“People who don’t have money don’t understand the stress”

grasshopperantby petesimon

Wall Street Bonus Drop Means Trading Aspen for Discount Cereal
[Via Bloomberg]

Andrew Schiff was sitting in a traffic jam in California this month after giving a speech at an investment conference about gold. He turned off the satellite radio, got out of the car and screamed a profanity.

“I’m not Zen at all, and when I’m freaking out about the situation, where I’m stuck like a rat in a trap on a highway with no way to get out, it’s very hard,” Schiff, director of marketing for broker-dealer Euro Pacific Capital Inc., said in an interview.

Schiff, 46, is facing another kind of jam this year: Paid a lower bonus, he said the $350,000 he earns, enough to put him in the country’s top 1 percent by income, doesn’t cover his family’s private-school tuition, a Kent, Connecticut, summer rental and the upgrade they would like from their 1,200-square- foot Brooklyn duplex. “I feel stuck,” Schiff said. “The New York that I wanted to have is still just beyond my reach.”

[More]

The money quote is the title of this post. See, they only got at most $125,000 for a bonus and they are now crumbling under the economic pressures. Wow!
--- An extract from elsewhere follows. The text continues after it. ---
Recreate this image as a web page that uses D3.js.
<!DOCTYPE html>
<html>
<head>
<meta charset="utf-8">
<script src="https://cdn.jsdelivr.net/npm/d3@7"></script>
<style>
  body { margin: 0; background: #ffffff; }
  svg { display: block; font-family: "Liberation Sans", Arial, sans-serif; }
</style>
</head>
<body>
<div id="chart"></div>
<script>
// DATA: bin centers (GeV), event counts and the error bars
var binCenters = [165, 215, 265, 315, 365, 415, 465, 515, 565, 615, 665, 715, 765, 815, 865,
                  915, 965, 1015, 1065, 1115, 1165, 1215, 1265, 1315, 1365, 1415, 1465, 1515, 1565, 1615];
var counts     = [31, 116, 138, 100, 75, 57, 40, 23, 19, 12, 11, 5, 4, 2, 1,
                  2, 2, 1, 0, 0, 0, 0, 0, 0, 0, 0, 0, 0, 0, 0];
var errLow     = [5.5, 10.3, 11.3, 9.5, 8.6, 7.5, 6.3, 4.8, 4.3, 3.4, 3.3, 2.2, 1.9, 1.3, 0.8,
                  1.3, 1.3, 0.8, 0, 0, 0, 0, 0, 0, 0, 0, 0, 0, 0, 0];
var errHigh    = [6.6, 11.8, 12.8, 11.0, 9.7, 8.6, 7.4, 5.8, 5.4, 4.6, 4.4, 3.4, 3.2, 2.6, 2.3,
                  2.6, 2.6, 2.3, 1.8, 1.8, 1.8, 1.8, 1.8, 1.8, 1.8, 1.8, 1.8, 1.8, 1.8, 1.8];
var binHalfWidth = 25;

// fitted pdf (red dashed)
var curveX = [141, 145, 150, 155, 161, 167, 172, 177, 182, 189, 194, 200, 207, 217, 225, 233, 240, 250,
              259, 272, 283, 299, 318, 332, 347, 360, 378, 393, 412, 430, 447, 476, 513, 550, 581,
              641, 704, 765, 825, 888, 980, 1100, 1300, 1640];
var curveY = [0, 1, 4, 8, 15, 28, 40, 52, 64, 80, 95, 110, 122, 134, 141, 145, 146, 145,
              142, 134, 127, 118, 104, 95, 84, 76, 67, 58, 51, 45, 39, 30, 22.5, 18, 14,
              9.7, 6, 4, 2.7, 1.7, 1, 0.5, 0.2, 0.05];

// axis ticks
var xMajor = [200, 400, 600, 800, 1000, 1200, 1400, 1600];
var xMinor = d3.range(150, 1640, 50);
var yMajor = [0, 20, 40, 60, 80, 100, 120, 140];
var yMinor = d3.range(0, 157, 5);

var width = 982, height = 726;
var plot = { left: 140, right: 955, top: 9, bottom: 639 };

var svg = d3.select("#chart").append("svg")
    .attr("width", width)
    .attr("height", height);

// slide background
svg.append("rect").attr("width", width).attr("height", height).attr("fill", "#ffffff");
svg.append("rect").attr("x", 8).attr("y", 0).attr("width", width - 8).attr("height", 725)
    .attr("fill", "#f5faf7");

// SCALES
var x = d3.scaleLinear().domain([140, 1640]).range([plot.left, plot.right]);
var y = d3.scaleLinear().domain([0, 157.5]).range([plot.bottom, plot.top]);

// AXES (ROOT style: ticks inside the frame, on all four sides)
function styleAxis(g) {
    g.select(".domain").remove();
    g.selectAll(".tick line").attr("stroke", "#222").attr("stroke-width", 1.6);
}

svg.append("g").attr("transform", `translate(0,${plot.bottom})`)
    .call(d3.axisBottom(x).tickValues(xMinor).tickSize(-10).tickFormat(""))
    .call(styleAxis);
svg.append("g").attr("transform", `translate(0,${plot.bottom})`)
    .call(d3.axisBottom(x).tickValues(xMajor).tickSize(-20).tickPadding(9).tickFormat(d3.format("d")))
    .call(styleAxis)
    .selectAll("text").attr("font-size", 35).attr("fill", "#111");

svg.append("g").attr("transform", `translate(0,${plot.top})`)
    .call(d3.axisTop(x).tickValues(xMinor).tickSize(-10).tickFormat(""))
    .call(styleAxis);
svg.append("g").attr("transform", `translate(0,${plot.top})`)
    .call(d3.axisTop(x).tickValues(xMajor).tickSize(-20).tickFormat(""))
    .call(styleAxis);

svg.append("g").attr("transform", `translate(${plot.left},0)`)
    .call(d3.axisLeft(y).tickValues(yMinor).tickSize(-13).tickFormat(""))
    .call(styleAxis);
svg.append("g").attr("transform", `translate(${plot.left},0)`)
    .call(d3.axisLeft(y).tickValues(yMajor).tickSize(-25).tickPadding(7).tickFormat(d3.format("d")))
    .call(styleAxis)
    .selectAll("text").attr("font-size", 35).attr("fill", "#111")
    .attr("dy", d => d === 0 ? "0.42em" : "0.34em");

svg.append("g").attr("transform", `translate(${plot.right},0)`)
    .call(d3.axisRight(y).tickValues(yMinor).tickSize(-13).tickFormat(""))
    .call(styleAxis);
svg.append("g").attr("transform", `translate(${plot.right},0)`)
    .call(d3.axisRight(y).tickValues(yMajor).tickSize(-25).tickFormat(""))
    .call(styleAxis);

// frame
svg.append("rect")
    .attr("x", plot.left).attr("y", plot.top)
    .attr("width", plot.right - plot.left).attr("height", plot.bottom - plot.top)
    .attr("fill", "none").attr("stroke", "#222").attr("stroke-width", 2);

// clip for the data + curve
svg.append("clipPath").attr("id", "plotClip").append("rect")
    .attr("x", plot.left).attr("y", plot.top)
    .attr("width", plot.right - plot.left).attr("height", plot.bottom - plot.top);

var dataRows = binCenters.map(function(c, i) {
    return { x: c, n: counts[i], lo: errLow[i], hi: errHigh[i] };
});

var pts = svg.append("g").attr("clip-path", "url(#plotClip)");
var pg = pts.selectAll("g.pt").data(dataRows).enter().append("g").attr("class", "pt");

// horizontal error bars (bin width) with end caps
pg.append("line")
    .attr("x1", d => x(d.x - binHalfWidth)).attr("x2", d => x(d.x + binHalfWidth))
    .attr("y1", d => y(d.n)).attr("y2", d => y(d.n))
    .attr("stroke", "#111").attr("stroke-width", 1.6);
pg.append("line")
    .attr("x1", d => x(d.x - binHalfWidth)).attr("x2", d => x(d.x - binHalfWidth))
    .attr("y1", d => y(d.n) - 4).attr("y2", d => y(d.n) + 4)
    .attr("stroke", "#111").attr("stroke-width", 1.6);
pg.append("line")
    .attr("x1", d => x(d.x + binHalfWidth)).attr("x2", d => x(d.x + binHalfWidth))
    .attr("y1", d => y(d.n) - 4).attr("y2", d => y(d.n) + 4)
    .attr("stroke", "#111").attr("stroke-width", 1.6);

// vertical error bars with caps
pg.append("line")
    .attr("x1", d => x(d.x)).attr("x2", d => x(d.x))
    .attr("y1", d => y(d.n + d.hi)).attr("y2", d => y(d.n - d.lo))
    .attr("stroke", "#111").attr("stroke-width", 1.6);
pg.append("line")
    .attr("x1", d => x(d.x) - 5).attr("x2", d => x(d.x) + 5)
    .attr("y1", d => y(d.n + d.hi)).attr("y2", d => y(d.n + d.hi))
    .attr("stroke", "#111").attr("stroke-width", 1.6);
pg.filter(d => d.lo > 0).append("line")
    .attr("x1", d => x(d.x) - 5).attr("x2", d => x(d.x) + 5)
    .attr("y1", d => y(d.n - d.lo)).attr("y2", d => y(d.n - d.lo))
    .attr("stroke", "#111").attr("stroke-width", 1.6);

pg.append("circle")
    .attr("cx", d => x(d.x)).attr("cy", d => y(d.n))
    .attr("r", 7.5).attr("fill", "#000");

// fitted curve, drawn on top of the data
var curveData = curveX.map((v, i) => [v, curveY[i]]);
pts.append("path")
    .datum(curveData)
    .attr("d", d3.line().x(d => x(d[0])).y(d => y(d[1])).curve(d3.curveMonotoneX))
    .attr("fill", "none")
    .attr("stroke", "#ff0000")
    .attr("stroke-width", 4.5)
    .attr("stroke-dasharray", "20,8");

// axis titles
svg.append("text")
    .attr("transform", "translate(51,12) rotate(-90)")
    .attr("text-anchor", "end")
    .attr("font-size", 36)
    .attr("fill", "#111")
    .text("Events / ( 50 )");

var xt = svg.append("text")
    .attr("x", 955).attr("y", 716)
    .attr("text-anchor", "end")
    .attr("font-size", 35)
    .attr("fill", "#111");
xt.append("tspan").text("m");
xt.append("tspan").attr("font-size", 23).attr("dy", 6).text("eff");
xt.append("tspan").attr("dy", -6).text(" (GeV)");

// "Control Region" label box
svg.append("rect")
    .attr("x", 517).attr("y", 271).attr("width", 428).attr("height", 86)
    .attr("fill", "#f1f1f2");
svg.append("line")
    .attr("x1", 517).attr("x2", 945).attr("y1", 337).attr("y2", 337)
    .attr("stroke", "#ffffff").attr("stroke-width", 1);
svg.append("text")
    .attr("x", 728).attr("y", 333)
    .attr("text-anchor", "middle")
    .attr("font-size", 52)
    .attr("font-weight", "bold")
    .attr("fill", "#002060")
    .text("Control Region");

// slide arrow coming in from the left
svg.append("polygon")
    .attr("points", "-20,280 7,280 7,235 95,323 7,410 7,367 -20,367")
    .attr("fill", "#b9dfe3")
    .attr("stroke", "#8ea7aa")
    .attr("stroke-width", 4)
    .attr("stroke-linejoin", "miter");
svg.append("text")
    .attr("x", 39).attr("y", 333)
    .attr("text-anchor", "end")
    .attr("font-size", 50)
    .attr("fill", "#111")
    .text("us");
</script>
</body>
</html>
15% of the people in the US are in poverty and they do not understand stress?

Now I know most wealthy people do not think this way; that the press goes out and finds jerks that are happy to make themselves look like heartless bastards.

Of course, these bastards are really easy to find on Wall Street. It is like this point of view is a factor in their job choice.
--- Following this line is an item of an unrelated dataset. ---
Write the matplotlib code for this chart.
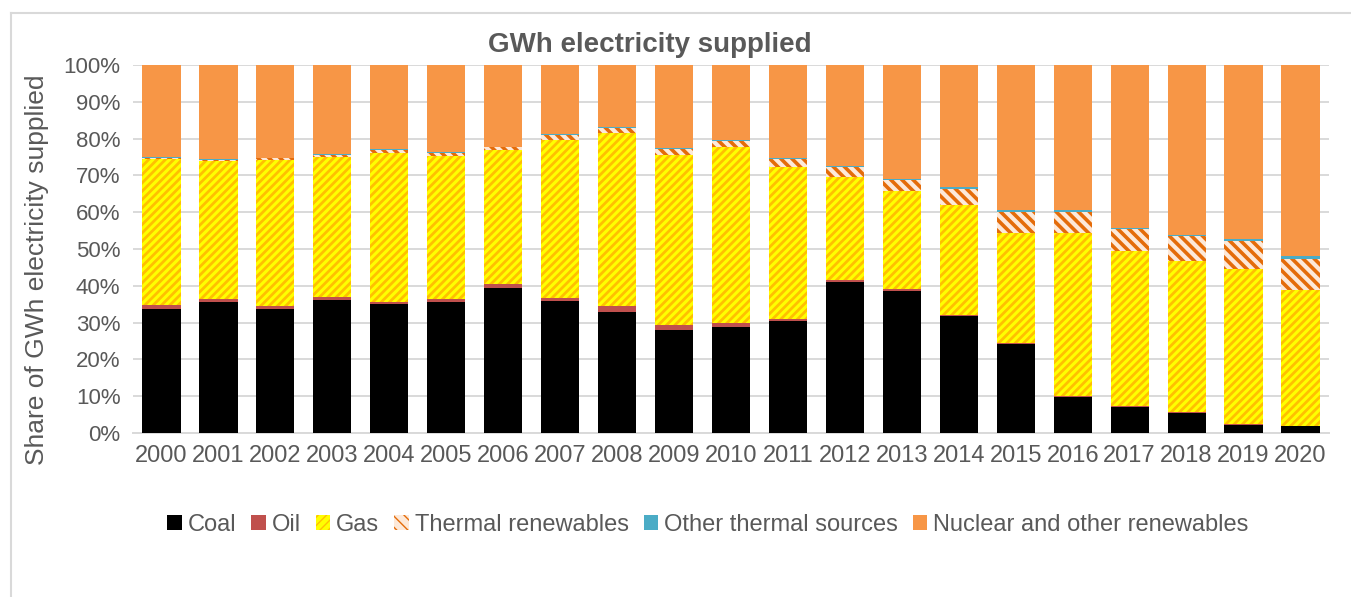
import matplotlib
matplotlib.use("Agg")
import matplotlib.pyplot as plt
from matplotlib.patches import Patch
from matplotlib.lines import Line2D
from matplotlib.ticker import FuncFormatter, MultipleLocator
import numpy as np

years = [str(y) for y in range(2000, 2021)]
coal = [33.7, 35.6, 33.7, 36.2, 35.1, 35.6, 39.4, 35.8, 33.0, 28.1, 28.8, 30.4, 41.1, 38.7, 31.9, 24.2, 9.8, 7.2, 5.5, 2.3, 1.8]
oil = [1.0, 0.8, 0.7, 0.8, 0.6, 0.8, 1.1, 0.9, 1.4, 1.3, 1.1, 0.6, 0.6, 0.3, 0.3, 0.2, 0.2, 0.2, 0.2, 0.2, 0.2]
gas = [39.7, 37.5, 39.9, 37.9, 40.5, 39.0, 36.3, 43.0, 47.1, 46.2, 47.8, 41.3, 27.9, 26.7, 29.8, 29.9, 44.3, 42.1, 41.1, 42.2, 36.9]
thermal_renewables = [0.3, 0.4, 0.3, 0.7, 0.8, 0.8, 0.8, 1.2, 1.4, 1.5, 1.7, 2.1, 2.6, 3.1, 4.4, 5.8, 5.8, 5.8, 6.6, 7.5, 8.3]
other_thermal = [0.2, 0.2, 0.2, 0.2, 0.2, 0.2, 0.2, 0.3, 0.2, 0.3, 0.3, 0.2, 0.3, 0.2, 0.4, 0.4, 0.4, 0.4, 0.4, 0.6, 0.8]
nuclear_other = [25.1, 25.5, 25.2, 24.2, 22.8, 23.6, 22.2, 18.8, 16.9, 22.6, 20.3, 25.4, 27.5, 31.0, 33.2, 39.5, 39.5, 44.3, 46.2, 47.2, 52.0]

series_names = ["Coal", "Oil", "Gas", "Thermal renewables", "Other thermal sources", "Nuclear and other renewables"]

TEXT = "#595959"
GRID = "#D9D9D9"
plt.rcParams['font.family'] = ['Liberation Sans', 'DejaVu Sans']

W, H = 1351, 597
fig = plt.figure(figsize=(W / 100, H / 100), dpi=100)
ax = fig.add_axes([133 / W, 1 - 433 / H, (1329 - 133) / W, (433 - 65) / H])

styles = [
    dict(face="#000000", hc="#000000", hatch=None, hlw=1.0),
    dict(face="#C0504D", hc="#C0504D", hatch=None, hlw=1.0),
    dict(face="#FFFF00", hc="#FFC000", hatch="////", hlw=2.0),
    dict(face="#FDE9D9", hc="#E46C0A", hatch="\\\\\\", hlw=2.6),
    dict(face="#4BACC6", hc="#4BACC6", hatch=None, hlw=1.0),
    dict(face="#F79646", hc="#F79646", hatch=None, hlw=1.0),
]
data = [coal, oil, gas, thermal_renewables, other_thermal, nuclear_other]

x = np.arange(len(years))
bottom = np.zeros(len(years))
for vals, st in zip(data, styles):
    with plt.rc_context({'hatch.linewidth': st['hlw']}):
        bars = ax.bar(x, vals, width=0.67, bottom=bottom, color=st['face'],
                      edgecolor=st['hc'], linewidth=0, hatch=st['hatch'], zorder=3)
        if st['hatch']:
            for b in bars:
                if hasattr(b, 'set_hatch_linewidth'):
                    b.set_hatch_linewidth(st['hlw'])
    bottom += np.array(vals)

ax.set_xlim(-0.5, len(years) - 0.5)
ax.set_ylim(0, 100)
ax.yaxis.set_major_locator(MultipleLocator(10))
ax.yaxis.set_major_formatter(FuncFormatter(lambda v, p: f"{int(round(v))}%"))
ax.set_xticks(x)
ax.set_xticklabels(years)
ax.grid(axis='y', color=GRID, linewidth=1.4, zorder=0)
for s in ['top', 'right', 'left']:
    ax.spines[s].set_visible(False)
ax.spines['bottom'].set_color(GRID)
ax.spines['bottom'].set_linewidth(1.4)
ax.tick_params(axis='both', length=0, colors=TEXT)
ax.tick_params(axis='y', pad=9, labelsize=16)
ax.tick_params(axis='x', pad=9, labelsize=17)

ax.set_ylabel("Share of GWh electricity supplied", fontsize=19, color=TEXT)
ax.yaxis.set_label_coords((49 - 133) / 1196, (433 - 270) / 368)
fig.text(650 / W, 1 - 45 / H, "GWh electricity supplied", ha='center', va='center',
         fontsize=20, fontweight='bold', color=TEXT)

handles = []
for st, name in zip(styles, series_names):
    with plt.rc_context({'hatch.linewidth': st['hlw']}):
        p = Patch(facecolor=st['face'], edgecolor=st['hc'], linewidth=0, hatch=st['hatch'], label=name)
        if st['hatch'] and hasattr(p, 'set_hatch_linewidth'):
            p.set_hatch_linewidth(st['hlw'])
    handles.append(p)
leg = fig.legend(handles=handles, loc='center', bbox_to_anchor=(708 / W, 1 - 525 / H), ncol=6,
                 frameon=False, fontsize=17, handlelength=0.6, handleheight=0.6,
                 handletextpad=0.25, columnspacing=0.65, borderaxespad=0)
for t in leg.get_texts():
    t.set_color(TEXT)

fig.add_artist(Line2D([11 / W, 1.0], [1 - 13 / H, 1 - 13 / H], color=GRID, linewidth=1.5, transform=fig.transFigure))
fig.add_artist(Line2D([11 / W, 11 / W], [0, 1 - 13 / H], color=GRID, linewidth=1.5, transform=fig.transFigure))

fig.savefig("out.png", dpi=100)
What was interesting is the comment from the one guy who stated that Wall Street people do not save. If true that is astounding.

More than anyone they should understand the ups and downs of the system. This lack of saving would also explain their worry.

If they expanded their lifestyle to fit their income but do not have extra to save, then they too are living from month to month, just like a poor person who has no savings.

Of course, the difference is you are an idiot if you make $500,000 a year and do not save for the bad times.

At one time our household made enough to place us in the top 5% of US incomes. We stayed in the same small house and socked away as much as we could. We did eventually move to a larger house but put the money we made from selling the previous house into the new one to keep our equity high.

Over the last 10 years, our income dropped but the money we socked away helped keep us afloat. And even with the housing bubble burst, we still have large amounts of equity in the house we can eventually capture if we need to.

That is how you are supposed to do it. But not, apparently not many working in the financial sectors do it.

Aesop explained it quite well.

Wall Street is full of grasshoppers with nary an ant it appears. Or more likely, the ants are more worried about dealing with things than to give lots of quotes to the press.